テレビチューナーは地上デジタル放送に対応し、リモコンの「テレビ」ボタンで機能が切り替わる。地デジ放送の視聴やHDD録画、Blu-ray Discへのハイビジョン記録(ダビング10に対応)、AVCRECを用いたDVDメディアへの記録に対応し、大きく見やすい番組表やハイビジョン解像度のままビットレートを圧縮する長時間録画機能、DTCP-IP対応DLNAサーバー/クライアント機能、録画番組の簡易カット編集機能、映像補正機能「彩りプラス」、ワンセグ搭載携帯電話への録画番組持ち出し機能「外でもVIDEO」、録画予約時に自動的に起動、および録画完了で自動終了する機能などを搭載する。
テレビの起動は、通常のWindows画面から番組が表示されるまで約9秒(実測値、以下同)、同じくスリープ状態から番組表示まで約19秒かかり、チャンネルの切り替え時間は約3秒ほどとなる。最近の家庭用テレビと比べてしまうとこれらのレスポンスはやや鈍めと感じることは否めないが、キーボードやマウス操作で入力できる番組検索やおまかせ録画機能、Web検索とも連動できる番組表、録画用ストレージをUSB外付けHDDで容易に追加できることなど、PCだからこその操作性や使い勝手も備えている。
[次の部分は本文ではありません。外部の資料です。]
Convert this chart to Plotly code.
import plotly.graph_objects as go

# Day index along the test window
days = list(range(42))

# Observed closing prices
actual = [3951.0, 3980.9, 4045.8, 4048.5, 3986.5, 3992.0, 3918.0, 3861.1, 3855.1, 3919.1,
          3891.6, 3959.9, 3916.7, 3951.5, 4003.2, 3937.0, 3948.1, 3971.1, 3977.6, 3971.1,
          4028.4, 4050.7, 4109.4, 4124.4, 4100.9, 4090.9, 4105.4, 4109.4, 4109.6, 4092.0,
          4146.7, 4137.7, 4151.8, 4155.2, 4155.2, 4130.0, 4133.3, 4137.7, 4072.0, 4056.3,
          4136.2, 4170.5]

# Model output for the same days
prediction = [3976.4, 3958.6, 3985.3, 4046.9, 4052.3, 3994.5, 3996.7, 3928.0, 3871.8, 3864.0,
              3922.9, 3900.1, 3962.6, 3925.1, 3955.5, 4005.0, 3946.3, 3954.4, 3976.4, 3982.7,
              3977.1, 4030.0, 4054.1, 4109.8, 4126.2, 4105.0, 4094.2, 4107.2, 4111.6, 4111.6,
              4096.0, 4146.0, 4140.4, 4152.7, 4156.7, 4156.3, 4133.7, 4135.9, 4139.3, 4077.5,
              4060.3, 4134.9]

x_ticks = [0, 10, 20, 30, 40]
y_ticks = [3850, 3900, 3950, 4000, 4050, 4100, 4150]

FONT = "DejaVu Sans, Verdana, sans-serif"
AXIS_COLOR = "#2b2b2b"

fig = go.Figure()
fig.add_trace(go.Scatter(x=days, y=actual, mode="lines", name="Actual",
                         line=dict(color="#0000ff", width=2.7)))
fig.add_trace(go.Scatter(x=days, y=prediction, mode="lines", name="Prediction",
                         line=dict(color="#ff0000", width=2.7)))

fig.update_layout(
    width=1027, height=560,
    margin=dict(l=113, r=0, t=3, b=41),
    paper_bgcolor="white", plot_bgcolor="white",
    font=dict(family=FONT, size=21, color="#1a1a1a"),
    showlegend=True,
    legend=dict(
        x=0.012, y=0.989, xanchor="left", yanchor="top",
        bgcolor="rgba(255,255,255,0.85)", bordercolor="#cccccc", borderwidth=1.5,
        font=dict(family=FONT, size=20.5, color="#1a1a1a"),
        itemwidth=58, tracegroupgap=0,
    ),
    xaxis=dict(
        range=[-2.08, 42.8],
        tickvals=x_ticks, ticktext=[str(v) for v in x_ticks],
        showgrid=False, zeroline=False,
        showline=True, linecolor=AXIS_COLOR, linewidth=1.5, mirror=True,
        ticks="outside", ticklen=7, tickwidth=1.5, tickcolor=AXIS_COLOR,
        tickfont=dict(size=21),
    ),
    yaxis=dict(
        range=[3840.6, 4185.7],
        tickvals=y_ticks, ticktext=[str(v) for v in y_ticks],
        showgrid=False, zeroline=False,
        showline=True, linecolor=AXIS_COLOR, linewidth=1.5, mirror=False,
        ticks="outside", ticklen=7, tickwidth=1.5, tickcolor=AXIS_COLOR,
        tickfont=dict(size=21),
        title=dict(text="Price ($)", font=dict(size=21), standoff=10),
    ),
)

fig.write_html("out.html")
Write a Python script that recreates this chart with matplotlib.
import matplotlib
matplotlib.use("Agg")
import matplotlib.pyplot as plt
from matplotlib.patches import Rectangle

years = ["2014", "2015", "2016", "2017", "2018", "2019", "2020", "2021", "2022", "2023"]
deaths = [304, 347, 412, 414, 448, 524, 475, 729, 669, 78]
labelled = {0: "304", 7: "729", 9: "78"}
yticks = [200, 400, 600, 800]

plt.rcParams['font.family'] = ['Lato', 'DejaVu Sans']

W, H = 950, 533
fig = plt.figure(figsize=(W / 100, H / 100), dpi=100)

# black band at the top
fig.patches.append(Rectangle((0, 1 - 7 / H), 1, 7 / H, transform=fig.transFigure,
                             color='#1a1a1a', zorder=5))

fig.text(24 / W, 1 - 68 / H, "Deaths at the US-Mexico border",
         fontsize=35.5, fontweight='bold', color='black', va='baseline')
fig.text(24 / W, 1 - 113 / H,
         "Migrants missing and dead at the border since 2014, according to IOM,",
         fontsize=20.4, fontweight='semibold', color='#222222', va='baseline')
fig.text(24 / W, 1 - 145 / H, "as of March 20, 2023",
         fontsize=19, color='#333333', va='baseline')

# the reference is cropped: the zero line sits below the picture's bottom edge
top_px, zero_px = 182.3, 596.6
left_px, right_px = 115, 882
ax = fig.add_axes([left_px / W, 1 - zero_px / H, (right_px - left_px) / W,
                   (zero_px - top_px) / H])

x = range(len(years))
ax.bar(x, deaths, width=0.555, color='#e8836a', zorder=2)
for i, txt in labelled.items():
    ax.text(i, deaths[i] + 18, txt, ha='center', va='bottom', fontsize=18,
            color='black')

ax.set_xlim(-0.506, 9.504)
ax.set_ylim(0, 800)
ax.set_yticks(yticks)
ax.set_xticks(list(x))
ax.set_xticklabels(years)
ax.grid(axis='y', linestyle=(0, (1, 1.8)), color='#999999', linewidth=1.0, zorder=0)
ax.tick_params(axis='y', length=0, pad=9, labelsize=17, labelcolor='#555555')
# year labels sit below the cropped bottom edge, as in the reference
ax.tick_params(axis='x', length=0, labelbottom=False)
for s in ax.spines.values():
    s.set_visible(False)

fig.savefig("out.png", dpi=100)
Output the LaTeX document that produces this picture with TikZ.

このほか、デジオン製のDTCP-IP対応DLNAサーバー「ホームネットワークサーバー powered by DiXiM」を標準で備え、本機で録画した地デジ番組はLAN内のほかのDLNAクライアント搭載PCでも再生できる。同様にDLNAクライアント「ホームネットワークプレーヤー powered by DiXiM」も備えるので、DTCP-IP対応の家庭用レコーダーで録画した番組を本機で遠隔再生する──といったことも可能だ。Blu-ray Discドライブを搭載するので、録画した番組のBlu-ray DiscおよびDVDへのAVCREC記録のほか、市販Blu-ray/DVDタイトルの再生ももちろん行える。
なお、本機はBSデジタルや110度CSデジタルチューナーを搭載せず、ダブルチューナー仕様でもないため、これらBS/CS放送の視聴や裏番組録画などが行えないことには若干の注意が必要だ。もう1つ、“これ1台”で済ますなら家庭用テレビゲームを接続できるHDMIなどの「外部入力端子」も備えてほしかったところである。これらの機能を望むなら2基の3波対応デジタル放送チューナーを内蔵し、IPテレビサービス「ひかりTV」にも対応、かつHDMI入力+D端子を搭載する上位シリーズの「VALUESTAR W」を検討するとよいだろう。
VALUESTAR NVN770/WG6Rは、よくある家庭用AV機器に劣らないデザインや設置性を備えたテレビ+レコーダー機能付きのよくばりな液晶一体型PCだが、ある意味で「PC機能付きのレコーダー一体型液晶テレビ」ととらえることもできる。想定実売価格は20万円前後。液晶テレビ、HDD/Blu-ray Discレコーダー、PCをそれぞれ個別に導入するよりスマートに設置でき、選ぶ機種にもよるがこれら3つを個別に購入するより安価に済む、と考えることもできるだろう。
そういった意味で、本機の想定シーンとターゲットは「寝室や書斎などのプライベートルーム用、セカンドテレビ・PC用」、「家族用、年ごろの子ども用」、「実家の親用」、「ワンルーム住まいの新生活社会人や学生」だ。本誌の読者向けとしてはやや物足りないところがあるのも事実だが、手軽に全部まとめて1台にと考えるユーザーのほか、家族や知人(……にしては高価すぎるかも)に贈るPCとして今春、大いに喜ばれそうな1台といえる。